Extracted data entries

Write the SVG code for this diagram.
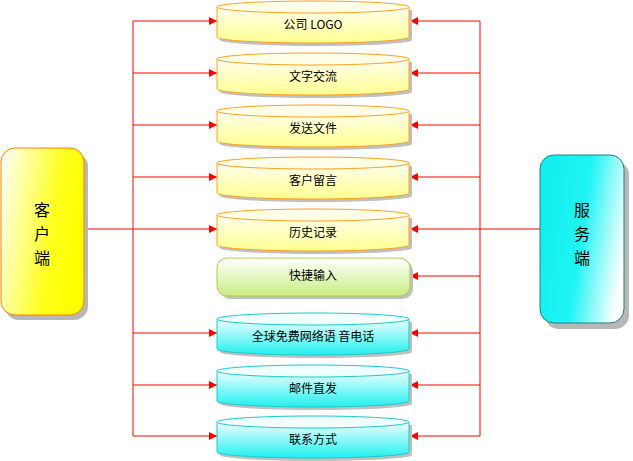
<svg xmlns="http://www.w3.org/2000/svg" width="633" height="461" viewBox="0 0 633 461">
<defs>
<linearGradient id="gy" x1="0" y1="0" x2="0" y2="1"><stop offset="0" stop-color="#fffff0"/><stop offset="1" stop-color="#ffff90"/></linearGradient>
<linearGradient id="gc" x1="0" y1="0" x2="0" y2="1"><stop offset="0" stop-color="#f0ffff"/><stop offset="1" stop-color="#20f0f0"/></linearGradient>
<linearGradient id="gg" x1="0" y1="0" x2="0" y2="1"><stop offset="0" stop-color="#ffffff"/><stop offset="1" stop-color="#c8ee80"/></linearGradient>
<linearGradient id="gcl" x1="0" y1="0" x2="1" y2="0.3"><stop offset="0" stop-color="#ffffff"/><stop offset="0.7" stop-color="#ffff20"/><stop offset="1" stop-color="#ffff00"/></linearGradient>
<linearGradient id="gsv" x1="1" y1="0.6" x2="0" y2="0.3"><stop offset="0" stop-color="#ffffff"/><stop offset="0.5" stop-color="#20f4f4"/><stop offset="1" stop-color="#10eeee"/></linearGradient>
<marker id="ar" markerWidth="8" markerHeight="8" refX="8" refY="4" orient="auto" markerUnits="userSpaceOnUse"><path d="M0,0 L8,4 L0,8 z" fill="#ff0000"/></marker>
<g id="cyl-y"><path d="M3,9 v30 a96,6 0 0 0 192,0 v-30" fill="#c0c0c0"/><path d="M0,6 v30 a96,6 0 0 0 192,0 v-30" fill="url(#gy)" stroke="#ffa020"/><ellipse cx="96" cy="6" rx="96" ry="6" fill="#ffffe8" stroke="#ffa020"/></g>
<g id="cyl-c"><path d="M3,9 v30 a96,6 0 0 0 192,0 v-30" fill="#c0c0c0"/><path d="M0,6 v30 a96,6 0 0 0 192,0 v-30" fill="url(#gc)" stroke="#20c8c8"/><ellipse cx="96" cy="6" rx="96" ry="6" fill="#f0ffff" stroke="#20c8c8"/></g>
</defs>
<style>text{font-family:"Noto Sans CJK SC","Liberation Sans",sans-serif;font-size:12px;text-anchor:middle;fill:#000}.big{font-size:16px}.ln{stroke:#ff0000;stroke-width:1;fill:none}</style>
<g id="connectors">
<path class="ln" d="M133,21 V436 M84,229 H133"/>
<path class="ln" d="M480,21 V436 M540,229 H480"/>
<g marker-end="url(#ar)" class="ln">
<line x1="133" y1="21" x2="217" y2="21"/><line x1="133" y1="73" x2="217" y2="73"/><line x1="133" y1="125" x2="217" y2="125"/><line x1="133" y1="177" x2="217" y2="177"/><line x1="133" y1="229" x2="217" y2="229"/><line x1="133" y1="333" x2="217" y2="333"/><line x1="133" y1="385" x2="217" y2="385"/><line x1="133" y1="436" x2="217" y2="436"/>
<line x1="480" y1="21" x2="410" y2="21"/><line x1="480" y1="73" x2="410" y2="73"/><line x1="480" y1="125" x2="410" y2="125"/><line x1="480" y1="177" x2="410" y2="177"/><line x1="480" y1="229" x2="410" y2="229"/><line x1="480" y1="276" x2="410" y2="276"/><line x1="480" y1="333" x2="410" y2="333"/><line x1="480" y1="385" x2="410" y2="385"/><line x1="480" y1="436" x2="410" y2="436"/>
</g>
</g>
<g id="client"><rect x="5" y="153" width="83" height="167" rx="14" fill="#b8b8b8"/><rect x="1" y="148" width="83" height="167" rx="14" fill="url(#gcl)" stroke="#ff8000"/><text class="big" x="42" y="216">客</text><text class="big" x="42" y="240">户</text><text class="big" x="42" y="264">端</text></g>
<g id="server"><rect x="545" y="161" width="84" height="168" rx="14" fill="#b8b8b8"/><rect x="540" y="155" width="84" height="168" rx="14" fill="url(#gsv)" stroke="#208080"/><text class="big" x="582" y="216">服</text><text class="big" x="582" y="240">务</text><text class="big" x="582" y="264">端</text></g>
<g id="n1" transform="translate(217,1)"><use href="#cyl-y"/><text x="96" y="28">公司 LOGO</text></g>
<g id="n2" transform="translate(217,53)"><use href="#cyl-y"/><text x="96" y="28">文字交流</text></g>
<g id="n3" transform="translate(217,105)"><use href="#cyl-y"/><text x="96" y="28">发送文件</text></g>
<g id="n4" transform="translate(217,157)"><use href="#cyl-y"/><text x="96" y="28">客户留言</text></g>
<g id="n5" transform="translate(217,209)"><use href="#cyl-y"/><text x="96" y="28">历史记录</text></g>
<g id="n6"><rect x="220" y="261" width="193" height="38" rx="10" fill="#c0c0c0"/><rect x="217" y="258" width="193" height="38" rx="10" fill="url(#gg)" stroke="#a8d040"/><text x="313" y="280">快捷输入</text></g>
<g id="n7" transform="translate(217,313)"><use href="#cyl-c"/><text x="96" y="28">全球免费网络语 音电话</text></g>
<g id="n8" transform="translate(217,365)"><use href="#cyl-c"/><text x="96" y="28">邮件直发</text></g>
<g id="n9" transform="translate(217,416)"><use href="#cyl-c"/><text x="96" y="28">联系方式</text></g>
</svg>
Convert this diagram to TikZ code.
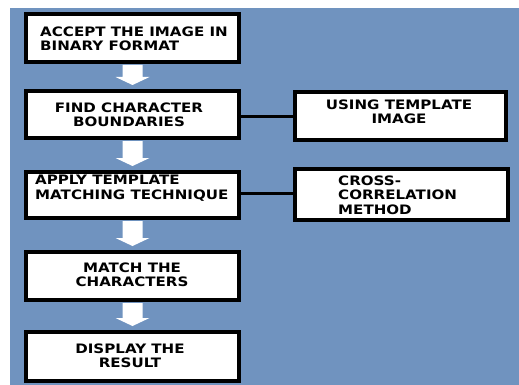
\documentclass[tikz,border=0pt]{standalone}
\usepackage{fontspec}
\setmainfont[FakeStretch=1.16]{DejaVu Sans}
\usetikzlibrary{calc}
\definecolor{bgblue}{RGB}{112,147,191}
\newcommand\blockarrow[2]{\fill[white] ($(#1.south)+(-10,1)$) -- ($(#2.north)+(-10,-12)$) -- ($(#2.north)+(-17,-12)$) -- ($(#2.north)+(0,-4)$) -- ($(#2.north)+(17,-12)$) -- ($(#2.north)+(10,-12)$) -- ($(#1.south)+(10,1)$) -- cycle;}
\begin{document}
\begin{tikzpicture}[x=1pt,y=-1pt,
  box/.style={draw=black,line width=4pt,fill=white,rectangle,inner sep=0pt},
  lbl/.style={font=\bfseries\fontsize{13}{14.5}\selectfont,inner sep=0pt},
  link/.style={draw=black,line width=3pt}]
\useasboundingbox (0,0) rectangle (519,385);
\fill[white] (0,0) rectangle (519,385);
\fill[bgblue] (10,8) rectangle (519,385);
% left column
\node[box,minimum width=213pt,minimum height=48pt] (b1) at (132.5,38) {};
\node[box,minimum width=213pt,minimum height=47pt] (b2) at (132.5,114.5) {};
\node[box,minimum width=213pt,minimum height=46pt] (b3) at (132.5,195) {};
\node[box,minimum width=213pt,minimum height=48pt] (b4) at (132.5,276) {};
\node[box,minimum width=213pt,minimum height=49pt] (b5) at (132.5,356.5) {};
% right column
\node[box,minimum width=211pt,minimum height=48pt] (r1) at (400.5,116) {};
\node[box,minimum width=213pt,minimum height=51pt] (r2) at (401.5,194.5) {};
% texts
\node[lbl,align=left,anchor=west] (t1) at (40,39) {ACCEPT THE IMAGE IN\\BINARY FORMAT};
\node[lbl,align=center] (t2) at (129,115) {FIND CHARACTER\\BOUNDARIES};
\node[lbl,align=left,anchor=west] (t3) at (35,188) {APPLY TEMPLATE\\MATCHING TECHNIQUE};
\node[lbl,align=center] (t4) at (132,275) {MATCH THE\\CHARACTERS};
\node[lbl,align=center] (t5) at (130,356) {DISPLAY THE\\RESULT};
\node[lbl,align=center] (t6) at (399,112) {USING TEMPLATE\\IMAGE};
\node[lbl,align=left,anchor=west] (t7) at (338,195) {CROSS-\\CORRELATION\\METHOD};
% connectors
\draw[link] (b2.east |- 0,117) -- (r1.west |- 0,117);
\draw[link] (b3.east |- 0,193) -- (r2.west |- 0,193);
\blockarrow{b1}{b2}
\blockarrow{b2}{b3}
\blockarrow{b3}{b4}
\blockarrow{b4}{b5}
\end{tikzpicture}
\end{document}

WORK TO DO =
Scan the material above for the word "this". Copy each line where it occurs.

FINAL RESULT =
Write the SVG code for this diagram.
Convert this diagram to TikZ code.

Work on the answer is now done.